For Bray-Speth and Smith, the conference sparked what they expect will be an ongoing collaboration. “Elena suggested the development of some online interactive activities that would bolster the case and help students with the content,” said Smith. The two plan on working together in the near future to enhance their case studies.

Others also found the gathering productive. “This conference was much more interactive than those I've experienced previously,” said Anna Hiatt, PhD candidate at Oklahoma State University. This was one of the first times at a conference that she felt as a graduate student that she was contributing in a major way. The conference connected Hiatt with others in her research area. Kathy Williams, at San Diego State University and PI of another RCN—UBE, called BioHUB, led a workshop for those developing, testing, or using conceptual assessments in biology. Many participants were interested in formalizing additional collaborations and met over breakfast the following morning to discuss professional development. After hearing the group say that they wanted to incorporate training for graduate students, Hiatt shared her needs and experiences and those of her peers. She felt comfortable doing so because Uno made it clear during the opening session that the voices of students and postdocs were welcome throughout the conference.

Another set of voices critical to include in conversations about the introductory biology experience are those of two-year faculty members. Twentyfive were present at the IBP conference, including Craig Longtine, of North Hennepin Community College, who gave a presentation on improving student engagement at two-year colleges through research experiences. Ellis Bell, of the University of Richmond, approached him afterward, because he shares a similar goal at his primarily undergraduate institution. They are now planning to develop a research-oriented community, said Bell. “Our thought was to expand on the growing level of undergraduate research at two-year colleges...through two-year-four-year collaborations that would support two-year college faculty in conducting authentic research with their students,” explained Longtine.

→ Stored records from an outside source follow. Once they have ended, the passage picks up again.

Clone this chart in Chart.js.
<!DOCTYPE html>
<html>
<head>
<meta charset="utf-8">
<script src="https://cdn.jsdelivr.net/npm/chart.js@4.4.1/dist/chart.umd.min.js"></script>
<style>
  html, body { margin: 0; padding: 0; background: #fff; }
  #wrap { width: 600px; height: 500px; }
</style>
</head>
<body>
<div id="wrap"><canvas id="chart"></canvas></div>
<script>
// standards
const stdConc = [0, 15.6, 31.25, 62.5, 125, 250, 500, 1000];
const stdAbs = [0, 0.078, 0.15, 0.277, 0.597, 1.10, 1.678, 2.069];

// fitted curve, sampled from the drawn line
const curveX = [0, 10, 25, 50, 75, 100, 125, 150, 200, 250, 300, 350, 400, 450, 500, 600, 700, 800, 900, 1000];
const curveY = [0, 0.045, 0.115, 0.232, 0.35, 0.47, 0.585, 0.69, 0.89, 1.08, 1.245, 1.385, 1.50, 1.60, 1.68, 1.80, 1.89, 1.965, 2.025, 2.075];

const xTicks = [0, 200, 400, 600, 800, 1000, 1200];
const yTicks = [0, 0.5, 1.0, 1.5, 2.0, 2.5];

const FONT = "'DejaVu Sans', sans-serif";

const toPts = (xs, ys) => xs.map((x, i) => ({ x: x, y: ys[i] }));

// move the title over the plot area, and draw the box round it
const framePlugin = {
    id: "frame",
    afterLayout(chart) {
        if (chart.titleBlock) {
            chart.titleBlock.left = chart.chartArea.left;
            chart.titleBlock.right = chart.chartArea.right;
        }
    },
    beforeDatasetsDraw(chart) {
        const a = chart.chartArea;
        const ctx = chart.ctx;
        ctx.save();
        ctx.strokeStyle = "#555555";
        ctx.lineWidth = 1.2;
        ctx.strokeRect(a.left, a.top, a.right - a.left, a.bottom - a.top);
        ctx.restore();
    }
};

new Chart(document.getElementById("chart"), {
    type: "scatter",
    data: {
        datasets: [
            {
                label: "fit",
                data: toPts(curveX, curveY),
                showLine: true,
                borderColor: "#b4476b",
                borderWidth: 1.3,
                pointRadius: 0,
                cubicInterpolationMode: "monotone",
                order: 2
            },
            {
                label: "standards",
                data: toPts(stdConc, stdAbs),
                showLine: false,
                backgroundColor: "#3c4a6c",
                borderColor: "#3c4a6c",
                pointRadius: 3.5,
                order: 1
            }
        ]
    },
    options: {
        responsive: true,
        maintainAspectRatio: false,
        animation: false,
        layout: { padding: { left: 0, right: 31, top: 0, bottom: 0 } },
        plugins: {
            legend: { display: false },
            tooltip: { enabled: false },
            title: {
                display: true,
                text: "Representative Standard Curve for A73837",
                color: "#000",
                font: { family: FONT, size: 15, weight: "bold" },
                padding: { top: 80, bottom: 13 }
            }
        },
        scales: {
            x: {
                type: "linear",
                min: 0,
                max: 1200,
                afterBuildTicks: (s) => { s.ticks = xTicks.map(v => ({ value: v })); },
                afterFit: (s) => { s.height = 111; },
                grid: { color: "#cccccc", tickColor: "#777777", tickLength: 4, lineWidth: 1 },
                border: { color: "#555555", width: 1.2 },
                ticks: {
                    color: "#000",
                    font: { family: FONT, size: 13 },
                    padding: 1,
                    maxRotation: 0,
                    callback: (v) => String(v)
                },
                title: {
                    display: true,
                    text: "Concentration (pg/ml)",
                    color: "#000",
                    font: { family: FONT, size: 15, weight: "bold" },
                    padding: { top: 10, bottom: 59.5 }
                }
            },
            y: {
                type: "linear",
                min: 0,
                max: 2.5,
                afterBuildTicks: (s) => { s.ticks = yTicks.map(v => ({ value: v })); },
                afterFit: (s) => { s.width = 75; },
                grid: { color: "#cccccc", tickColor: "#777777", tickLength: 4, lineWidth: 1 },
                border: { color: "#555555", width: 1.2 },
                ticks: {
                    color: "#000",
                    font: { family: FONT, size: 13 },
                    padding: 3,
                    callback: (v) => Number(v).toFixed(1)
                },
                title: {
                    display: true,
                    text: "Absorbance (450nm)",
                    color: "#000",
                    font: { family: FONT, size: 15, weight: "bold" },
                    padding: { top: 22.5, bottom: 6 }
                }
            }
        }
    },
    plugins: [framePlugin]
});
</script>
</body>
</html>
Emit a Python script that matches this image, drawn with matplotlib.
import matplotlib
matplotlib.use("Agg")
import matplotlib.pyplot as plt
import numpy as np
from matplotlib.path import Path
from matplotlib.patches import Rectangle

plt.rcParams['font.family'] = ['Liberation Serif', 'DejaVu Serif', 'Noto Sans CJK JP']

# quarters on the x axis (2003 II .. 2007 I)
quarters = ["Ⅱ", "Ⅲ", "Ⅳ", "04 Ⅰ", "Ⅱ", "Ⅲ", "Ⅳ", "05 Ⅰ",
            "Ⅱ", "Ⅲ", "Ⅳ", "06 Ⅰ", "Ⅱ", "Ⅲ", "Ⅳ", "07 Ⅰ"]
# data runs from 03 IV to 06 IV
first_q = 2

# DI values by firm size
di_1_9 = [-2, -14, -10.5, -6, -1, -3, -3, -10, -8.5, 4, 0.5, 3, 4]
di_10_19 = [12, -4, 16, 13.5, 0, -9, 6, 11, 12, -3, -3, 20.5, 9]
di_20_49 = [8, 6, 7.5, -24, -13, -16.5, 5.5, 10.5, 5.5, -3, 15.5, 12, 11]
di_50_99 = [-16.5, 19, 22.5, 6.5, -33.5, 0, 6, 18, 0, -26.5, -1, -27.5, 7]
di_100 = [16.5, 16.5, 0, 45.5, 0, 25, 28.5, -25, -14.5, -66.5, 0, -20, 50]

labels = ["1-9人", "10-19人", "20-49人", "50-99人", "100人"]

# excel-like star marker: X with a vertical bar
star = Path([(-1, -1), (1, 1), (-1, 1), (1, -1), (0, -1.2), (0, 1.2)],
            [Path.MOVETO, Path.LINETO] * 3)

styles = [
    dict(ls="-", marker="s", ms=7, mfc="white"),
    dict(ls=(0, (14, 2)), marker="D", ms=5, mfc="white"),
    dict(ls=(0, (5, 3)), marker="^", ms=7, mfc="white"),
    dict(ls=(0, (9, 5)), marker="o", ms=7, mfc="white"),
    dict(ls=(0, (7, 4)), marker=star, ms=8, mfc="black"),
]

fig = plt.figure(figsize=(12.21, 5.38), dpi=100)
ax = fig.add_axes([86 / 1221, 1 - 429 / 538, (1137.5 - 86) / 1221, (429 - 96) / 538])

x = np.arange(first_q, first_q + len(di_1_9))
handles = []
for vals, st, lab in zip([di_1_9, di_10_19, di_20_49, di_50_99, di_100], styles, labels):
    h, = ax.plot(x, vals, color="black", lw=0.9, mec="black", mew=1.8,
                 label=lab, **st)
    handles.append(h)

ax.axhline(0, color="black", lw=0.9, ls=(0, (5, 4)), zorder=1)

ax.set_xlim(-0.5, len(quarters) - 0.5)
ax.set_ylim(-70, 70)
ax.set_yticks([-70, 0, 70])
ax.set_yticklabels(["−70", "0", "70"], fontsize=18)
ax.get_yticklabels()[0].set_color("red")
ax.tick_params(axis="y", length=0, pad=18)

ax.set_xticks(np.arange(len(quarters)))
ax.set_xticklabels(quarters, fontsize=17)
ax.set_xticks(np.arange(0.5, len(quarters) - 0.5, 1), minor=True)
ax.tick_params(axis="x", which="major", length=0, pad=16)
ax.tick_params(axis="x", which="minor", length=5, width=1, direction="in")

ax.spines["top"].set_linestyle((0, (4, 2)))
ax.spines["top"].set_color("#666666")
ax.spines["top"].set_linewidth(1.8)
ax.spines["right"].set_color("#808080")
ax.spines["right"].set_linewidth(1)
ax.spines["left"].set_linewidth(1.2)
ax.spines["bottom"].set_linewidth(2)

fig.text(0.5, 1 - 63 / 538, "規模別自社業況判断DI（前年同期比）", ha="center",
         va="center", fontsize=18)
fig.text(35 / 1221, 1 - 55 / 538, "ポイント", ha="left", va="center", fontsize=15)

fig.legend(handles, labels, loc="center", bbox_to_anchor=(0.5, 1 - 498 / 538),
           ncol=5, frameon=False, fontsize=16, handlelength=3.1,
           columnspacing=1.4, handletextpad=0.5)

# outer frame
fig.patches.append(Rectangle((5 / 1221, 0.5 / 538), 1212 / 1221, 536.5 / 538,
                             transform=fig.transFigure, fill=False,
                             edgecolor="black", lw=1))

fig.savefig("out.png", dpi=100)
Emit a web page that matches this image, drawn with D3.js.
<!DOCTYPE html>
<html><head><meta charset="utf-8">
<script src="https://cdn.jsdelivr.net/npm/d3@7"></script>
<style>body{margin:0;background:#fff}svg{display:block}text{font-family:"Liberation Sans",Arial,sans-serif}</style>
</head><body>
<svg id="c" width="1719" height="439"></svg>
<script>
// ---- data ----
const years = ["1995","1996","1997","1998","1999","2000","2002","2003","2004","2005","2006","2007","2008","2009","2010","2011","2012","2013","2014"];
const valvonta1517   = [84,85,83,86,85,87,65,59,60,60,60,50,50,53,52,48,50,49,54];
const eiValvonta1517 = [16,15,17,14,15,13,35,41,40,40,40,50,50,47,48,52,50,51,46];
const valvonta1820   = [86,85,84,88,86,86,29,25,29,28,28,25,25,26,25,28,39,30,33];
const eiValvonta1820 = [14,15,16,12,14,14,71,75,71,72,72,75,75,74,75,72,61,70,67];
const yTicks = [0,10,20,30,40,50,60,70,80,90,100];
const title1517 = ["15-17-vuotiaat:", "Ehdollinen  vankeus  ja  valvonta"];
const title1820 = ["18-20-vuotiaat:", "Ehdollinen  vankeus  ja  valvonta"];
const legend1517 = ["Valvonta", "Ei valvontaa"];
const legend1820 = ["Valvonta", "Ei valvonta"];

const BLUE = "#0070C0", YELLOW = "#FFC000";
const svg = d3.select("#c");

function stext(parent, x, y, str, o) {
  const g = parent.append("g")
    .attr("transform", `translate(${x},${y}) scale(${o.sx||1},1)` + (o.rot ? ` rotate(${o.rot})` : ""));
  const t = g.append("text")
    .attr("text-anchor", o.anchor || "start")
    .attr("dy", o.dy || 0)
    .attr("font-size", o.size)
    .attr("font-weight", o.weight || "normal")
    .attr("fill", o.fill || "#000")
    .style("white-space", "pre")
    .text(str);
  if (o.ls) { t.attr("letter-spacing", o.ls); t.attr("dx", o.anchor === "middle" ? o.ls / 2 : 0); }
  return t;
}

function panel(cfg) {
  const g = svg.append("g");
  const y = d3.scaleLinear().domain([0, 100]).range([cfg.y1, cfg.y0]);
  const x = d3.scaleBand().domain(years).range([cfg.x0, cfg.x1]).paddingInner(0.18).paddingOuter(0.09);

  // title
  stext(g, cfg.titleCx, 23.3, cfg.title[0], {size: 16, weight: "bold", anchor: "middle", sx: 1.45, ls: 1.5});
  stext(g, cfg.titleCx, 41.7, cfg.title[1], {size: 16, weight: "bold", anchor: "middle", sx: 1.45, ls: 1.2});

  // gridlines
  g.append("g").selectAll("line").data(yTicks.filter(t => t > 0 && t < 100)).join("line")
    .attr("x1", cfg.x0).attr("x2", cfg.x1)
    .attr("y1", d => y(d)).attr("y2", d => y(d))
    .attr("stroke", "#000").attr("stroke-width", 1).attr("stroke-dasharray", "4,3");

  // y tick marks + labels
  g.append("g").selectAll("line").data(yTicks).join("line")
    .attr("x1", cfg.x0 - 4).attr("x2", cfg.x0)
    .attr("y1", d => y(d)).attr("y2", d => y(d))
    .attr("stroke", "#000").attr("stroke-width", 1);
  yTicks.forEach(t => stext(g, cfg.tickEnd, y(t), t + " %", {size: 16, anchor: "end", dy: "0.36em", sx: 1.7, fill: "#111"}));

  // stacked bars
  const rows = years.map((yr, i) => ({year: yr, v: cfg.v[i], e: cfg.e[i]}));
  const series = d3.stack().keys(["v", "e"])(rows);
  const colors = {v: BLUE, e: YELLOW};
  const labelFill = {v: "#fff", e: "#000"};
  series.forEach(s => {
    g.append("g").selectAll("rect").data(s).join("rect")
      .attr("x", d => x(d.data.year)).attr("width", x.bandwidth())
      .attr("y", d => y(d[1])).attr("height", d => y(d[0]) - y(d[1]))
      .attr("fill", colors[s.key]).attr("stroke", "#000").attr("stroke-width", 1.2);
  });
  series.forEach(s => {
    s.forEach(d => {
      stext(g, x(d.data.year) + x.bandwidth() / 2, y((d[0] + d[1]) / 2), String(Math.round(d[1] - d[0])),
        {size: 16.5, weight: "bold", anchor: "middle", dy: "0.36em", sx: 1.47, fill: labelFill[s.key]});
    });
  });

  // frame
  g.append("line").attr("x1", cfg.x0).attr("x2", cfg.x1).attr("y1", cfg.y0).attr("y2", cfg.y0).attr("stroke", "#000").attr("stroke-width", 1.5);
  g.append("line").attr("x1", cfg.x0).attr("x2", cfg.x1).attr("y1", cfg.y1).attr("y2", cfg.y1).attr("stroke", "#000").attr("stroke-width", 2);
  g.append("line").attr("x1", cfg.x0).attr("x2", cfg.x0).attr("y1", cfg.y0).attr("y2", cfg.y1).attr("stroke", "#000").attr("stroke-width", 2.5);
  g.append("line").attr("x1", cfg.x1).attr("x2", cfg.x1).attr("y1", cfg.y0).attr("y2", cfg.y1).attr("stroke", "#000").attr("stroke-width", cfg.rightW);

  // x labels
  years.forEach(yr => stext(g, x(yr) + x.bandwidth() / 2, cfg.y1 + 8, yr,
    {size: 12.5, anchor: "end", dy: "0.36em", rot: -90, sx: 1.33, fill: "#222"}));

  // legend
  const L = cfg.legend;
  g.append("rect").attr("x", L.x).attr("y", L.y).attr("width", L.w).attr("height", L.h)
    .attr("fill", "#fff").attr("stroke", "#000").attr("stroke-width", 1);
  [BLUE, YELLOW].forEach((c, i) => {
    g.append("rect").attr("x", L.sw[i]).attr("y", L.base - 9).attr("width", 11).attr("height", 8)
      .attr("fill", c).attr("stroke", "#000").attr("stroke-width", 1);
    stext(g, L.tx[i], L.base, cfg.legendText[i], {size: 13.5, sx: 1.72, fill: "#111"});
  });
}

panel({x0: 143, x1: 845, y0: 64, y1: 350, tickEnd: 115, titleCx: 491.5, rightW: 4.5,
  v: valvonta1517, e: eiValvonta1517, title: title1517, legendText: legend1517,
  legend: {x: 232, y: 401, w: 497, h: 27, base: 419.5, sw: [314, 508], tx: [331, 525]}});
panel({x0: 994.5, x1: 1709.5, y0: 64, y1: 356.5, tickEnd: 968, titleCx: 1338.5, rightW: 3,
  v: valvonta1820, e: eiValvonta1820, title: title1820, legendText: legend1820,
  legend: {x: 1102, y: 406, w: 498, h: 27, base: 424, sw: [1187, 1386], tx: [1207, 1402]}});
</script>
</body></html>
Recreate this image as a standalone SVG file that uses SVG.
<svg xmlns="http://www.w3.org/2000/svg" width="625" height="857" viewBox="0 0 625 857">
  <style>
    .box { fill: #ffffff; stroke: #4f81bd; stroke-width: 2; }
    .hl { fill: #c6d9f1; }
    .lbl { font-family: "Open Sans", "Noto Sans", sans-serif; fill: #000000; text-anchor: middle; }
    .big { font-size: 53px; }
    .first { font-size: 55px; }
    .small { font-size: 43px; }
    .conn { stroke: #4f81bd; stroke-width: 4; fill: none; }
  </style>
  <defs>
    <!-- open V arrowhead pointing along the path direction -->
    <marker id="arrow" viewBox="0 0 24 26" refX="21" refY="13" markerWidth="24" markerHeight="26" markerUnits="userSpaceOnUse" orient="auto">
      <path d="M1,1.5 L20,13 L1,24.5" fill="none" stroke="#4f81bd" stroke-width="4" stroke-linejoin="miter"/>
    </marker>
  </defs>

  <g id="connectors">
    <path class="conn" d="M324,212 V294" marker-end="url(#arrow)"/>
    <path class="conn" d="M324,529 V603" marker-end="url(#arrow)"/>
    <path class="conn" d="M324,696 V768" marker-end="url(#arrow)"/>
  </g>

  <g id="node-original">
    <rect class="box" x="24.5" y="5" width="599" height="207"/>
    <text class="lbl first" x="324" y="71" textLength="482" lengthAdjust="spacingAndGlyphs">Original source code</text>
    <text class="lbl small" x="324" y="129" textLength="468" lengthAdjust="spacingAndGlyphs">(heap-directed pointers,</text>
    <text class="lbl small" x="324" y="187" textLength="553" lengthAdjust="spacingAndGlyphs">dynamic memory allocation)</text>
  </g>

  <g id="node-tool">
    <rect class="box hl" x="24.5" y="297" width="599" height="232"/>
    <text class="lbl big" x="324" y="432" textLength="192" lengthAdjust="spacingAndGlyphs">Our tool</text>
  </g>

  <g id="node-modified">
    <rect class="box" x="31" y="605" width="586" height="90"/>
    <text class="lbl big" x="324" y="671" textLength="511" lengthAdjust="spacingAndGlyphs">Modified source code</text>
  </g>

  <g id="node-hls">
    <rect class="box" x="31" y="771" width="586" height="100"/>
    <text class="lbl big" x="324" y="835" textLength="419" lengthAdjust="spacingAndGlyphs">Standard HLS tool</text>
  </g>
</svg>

From the very start of his project, Uno envisioned scientific societies playing a key role in transforming the undergraduate introductory biology experience. The IBP conference provided two opportunities for participants to discuss the role of scientific societies. The conversations revealed that many scientific societies do not focus on specifically providing resources and programs aimed at introductory-course instructors. However, education associations such as the Association for Biology Laboratory Educators and the National Association of Biology Teachers do provide such resources. All those present at the IBP conference agreed that increased communication between these two types of organizations is essential. The group identified ways to address common challenges, such as drafting a statement about the importance of the introductory course for societies to endorse.

Approximately 300 people have participated in IBP meetings since the project started, including many who have attended multiple meetings. The work of the IBP will continue for another two years, bringing people focused on the introductory biology experience together to encourage more formal collaborations. “I am very pleased with the progress of the project,” said Uno. “We have been successful at bringing together different groups of people who might not have met otherwise, to discuss biology education reform and how we move forward together.”

Susan Musante "Collaborations Grow through the Introductory Biology Project," BioScience 62(10), 868, (1 October 2012).